Valore aggiunto e imprescindibile la presenza i volontari “portatori di normalità” grazie ai quali queste persone sono arrivate ad inserirsi nel tessuto sociale in cui abitano: “Sono diventate amiche dei negozianti, del barista, dell’edicolante, non si sentono più gli strani, i diversi”.
Nel quotidiano si tocca con mano il “miracolo della vicinanza umana”, dove ogni conquista è fatta di piccoli-grandi passi: “nei momenti di smarrimento può bastare un abbraccio”…”imparare a cucinare la pasta al ragù è un successo”. Si aprono strade impensate verso quel saper badare a se stessi che fa sentire vivi.

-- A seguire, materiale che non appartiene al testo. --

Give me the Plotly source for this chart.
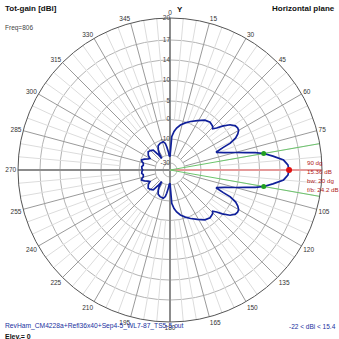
import numpy as np
import plotly.graph_objects as go

# ---- data (dBi) ----
az_deg = [0, 3, 6, 9, 13, 18, 23, 29, 35, 40, 44, 46, 48, 50, 53, 56, 58, 60, 62, 64, 66, 67, 69,
          72.5, 75, 77, 78.5, 80, 82.3, 85, 87.5, 90,
          92.5, 95, 97.7, 100, 101.5, 103, 105, 107.5, 111, 113, 114, 116, 118, 120, 122, 124, 127,
          130, 132, 134, 136, 140, 145, 151, 157, 162, 167, 171, 174, 177, 180,
          183, 185, 188, 190, 193.3, 200.5, 206, 210.3, 213, 215.5, 217.5, 220, 225, 230, 236, 240,
          243, 247, 250.5, 253, 256, 260, 263.3, 267, 270,
          273, 276.7, 280, 284, 287, 289.5, 293, 297, 300, 304, 310, 315, 320, 322.5, 324.5, 327,
          329.7, 334, 339.5, 346.7, 350, 352, 355, 357, 360]
gain_dbi = [-22, -8.8, -6, -4.1, -2.2, -0.5, 0.6, 1.6, 2.8, 3.2, 2.9, 2.4, 3.3, 4.8, 6.5, 7.4, 7.6,
            7.5, 6.9, 6.0, 4.2, 2.0, -0.6,
            1.9, 4.6, 7.1, 9.4, 11.1, 12.8, 14.6, 15.2, 15.36,
            15.2, 14.6, 12.8, 11.1, 9.4, 7.1, 4.6, 1.9, -0.6, 2.0, 4.2, 6.0, 6.9, 7.5, 7.6, 7.4, 6.5,
            4.8, 3.3, 2.4, 2.9, 3.2, 2.8, 1.6, 0.6, -0.5, -2.2, -4.1, -6, -8.8, -22,
            -21, -18, -14.7, -12.5, -11.2, -11.6, -12.5, -14.9, -17, -20.9, -17, -13.1, -12.2, -11.6,
            -13, -14.9, -14, -12, -10.6, -11.0, -12.2, -12.4, -11.6, -11.8, -12.3,
            -11.8, -11.6, -12.4, -12.2, -11.0, -10.6, -12, -14, -14.9, -13, -11.6, -12.2, -13.1,
            -17, -20.9, -17, -14.9, -12.5, -11.6, -11.2, -12.5, -14.7, -18, -21, -22]

max_az = 90
max_gain = 15.36
bw_az = [80, 100]
bw_gain = [11.1, 11.1]

ring_db = [-30, -20, -10, 0, 5, 10, 14, 17, 20]
ring_lbl = ["-30", "", "-10", "0", "5", "10", "14", "17", "20"]
ring_px = [7, 15, 31, 50.5, 69, 89.5, 110, 130, 152]  # scale shape of the log plot

angle_ticks = list(range(0, 360, 15))
angle_lbl = ["" if a == 90 else str(a) for a in angle_ticks]

info_lines = ["90 dg", "15.36 dB", "bw: 20 dg", "f/b: 24.2 dB"]
file_name = "RevHam_CM4228a+Refl36x40+Sep4-5_WL7-87_TS5-5.out"
range_text = "-22 < dBi < 15.4"

# ---- scale ----
ring_r = [p / 152.0 for p in ring_px]


def rmap(db):
    return np.interp(np.asarray(db, dtype=float), ring_db, ring_r)


W = H = 339
cx, cy, R = 170, 170, 152
FONT = "Liberation Sans, Arial, sans-serif"

fig = go.Figure()

# light spokes every 5 deg
th, rr = [], []
for a in range(0, 360, 5):
    if a % 15:
        th += [a, a, None]
        rr += [float(rmap(0)), 1, None]
fig.add_trace(go.Scatterpolar(theta=th, r=rr, mode="lines",
                              line=dict(color="#dcdcdc", width=1), hoverinfo="skip", showlegend=False))
# darker spokes every 15 deg
th, rr = [], []
for a in range(0, 360, 15):
    if a % 90:
        th += [a, a, None]
        rr += [float(rmap(-20)), 1, None]
fig.add_trace(go.Scatterpolar(theta=th, r=rr, mode="lines",
                              line=dict(color="#9a9a9a", width=1), hoverinfo="skip", showlegend=False))
# main axes
th, rr = [], []
for a in (0, 180, 270):
    th += [a, a, None]
    rr += [0, 1, None]
fig.add_trace(go.Scatterpolar(theta=th, r=rr, mode="lines",
                              line=dict(color="#8c8c8c", width=2), hoverinfo="skip", showlegend=False))
# red max line
fig.add_trace(go.Scatterpolar(theta=[max_az, max_az], r=[0, 1], mode="lines",
                              line=dict(color="#e59a9a", width=2), hoverinfo="skip", showlegend=False))
# green bw lines
fig.add_trace(go.Scatterpolar(theta=[bw_az[0], bw_az[0], None, bw_az[1], bw_az[1]],
                              r=[0, 1, None, 0, 1], mode="lines",
                              line=dict(color="#6cc46c", width=1), hoverinfo="skip", showlegend=False))
# radial scale labels along the 0 deg spoke
fig.add_trace(go.Scatterpolar(theta=[0] * len(ring_db), r=rmap(ring_db), mode="text",
                              text=ring_lbl, textposition="middle left",
                              textfont=dict(size=6.5, color="#444444", family=FONT),
                              hoverinfo="skip", showlegend=False))
# pattern
fig.add_trace(go.Scatterpolar(theta=az_deg, r=rmap(gain_dbi), mode="lines",
                              line=dict(color="#10209a", width=1.7), showlegend=False))
# markers
fig.add_trace(go.Scatterpolar(theta=bw_az, r=rmap(bw_gain), mode="markers",
                              marker=dict(color="#22a022", size=5), showlegend=False))
fig.add_trace(go.Scatterpolar(theta=[max_az], r=rmap([max_gain]), mode="markers",
                              marker=dict(color="#e01010", size=6), showlegend=False))

fig.update_layout(
    width=W, height=H,
    margin=dict(l=0, r=0, t=0, b=0),
    paper_bgcolor="white", plot_bgcolor="white",
    font=dict(family=FONT, size=7, color="#333333"),
    polar=dict(
        domain=dict(x=[(cx - R) / W, (cx + R) / W], y=[1 - (cy + R) / H, 1 - (cy - R) / H]),
        bgcolor="white",
        angularaxis=dict(rotation=90, direction="clockwise", tickmode="array",
                         tickvals=angle_ticks, ticktext=angle_lbl,
                         showgrid=False, showline=True, linecolor="#555555", linewidth=1,
                         ticks="", tickfont=dict(size=6.5, color="#333333")),
        radialaxis=dict(range=[0, 1], tickmode="array", tickvals=list(rmap(ring_db)),
                        showticklabels=False, showline=False, ticks="",
                        gridcolor="#b4b4b4", gridwidth=1),
    ),
)


def ann(x, y, text, size=7, color="#333333", bold=False, xanchor="left"):
    if bold:
        text = "<b>" + text + "</b>"
    fig.add_annotation(x=x / W, y=1 - y / H, xref="paper", yref="paper", text=text,
                       showarrow=False, xanchor=xanchor, yanchor="middle",
                       font=dict(size=size, color=color, family=FONT))


ann(3, 8, "Tot-gain [dBi]", size=8, color="#111111", bold=True)
ann(3, 28, "Freq=806", size=6.5, color="#444444")
ann(175, 10, "Y", size=8, color="#111111", bold=True)
ann(337, 8, "Horizontal plane", size=8, color="#111111", bold=True, xanchor="right")
for i, t in enumerate(info_lines):
    ann(305, 162 + 9 * i, t, size=6.2, color="#b02020")
ann(3, 326, file_name, size=6.7, color="#2030a0")
ann(338, 326, range_text, size=6.5, color="#2030a0", xanchor="right")
ann(3, 336, "Elev.= 0", size=7, color="#111111", bold=True)

fig.write_html("out.html")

I RELATORI DELL’INCONTRO – L’incontro è stato introdotto dai saluti del presidente La Ricerca, Enrico Corti – “Al fianco di questi figli di un Dio minore noi come Ricerca facciamo la nostra parte un po’ sussidiari, un po’ autonomi, un po’ insieme” – seguito da Elena Uber nella duplice veste di rappresentante della Fondazione di Piacenza e Vigevano – Commissione Welfare – “che con il lancio del bando per le autonomie ha voluto scommettere su questa nuova modalità di welfare” – e di direttore del SerDP (Servizio Dipendenze Patologiche dell’Ausl di Piacenza). E dopo il responsabile Ausl di Psichiatria di collegamento, Corrado Cappa che ha parlato di inclusione come benessere condiviso: “Una persona con problemi di salute mentale la curi nel suo ambiente, il luogo in cui viviamo rappresenta il nostro esistere, l’abitare va sostenuto come inclusione con un lavoro di rete fra istituzioni sanitarie, Terzo Settore, famiglie, che deve essere supportato da tutti” – , sono seguite le testimonianze La Ricerca di chi quotidianamente traduce in concreto il progetto “INTE(g)RAZIONE – Legami per l’inclusione e l’autonomia”: sul tema dell’autonomia la responsabile dei Servizi Adulti Fragili Lucia Catino e lo psicologo Andrea Latte; sul “fare insieme” l’educatrice Anna Bianchi e la volontaria Anna Casaroli e sul concetto di “contesto” l’educatore Andrea Praolini.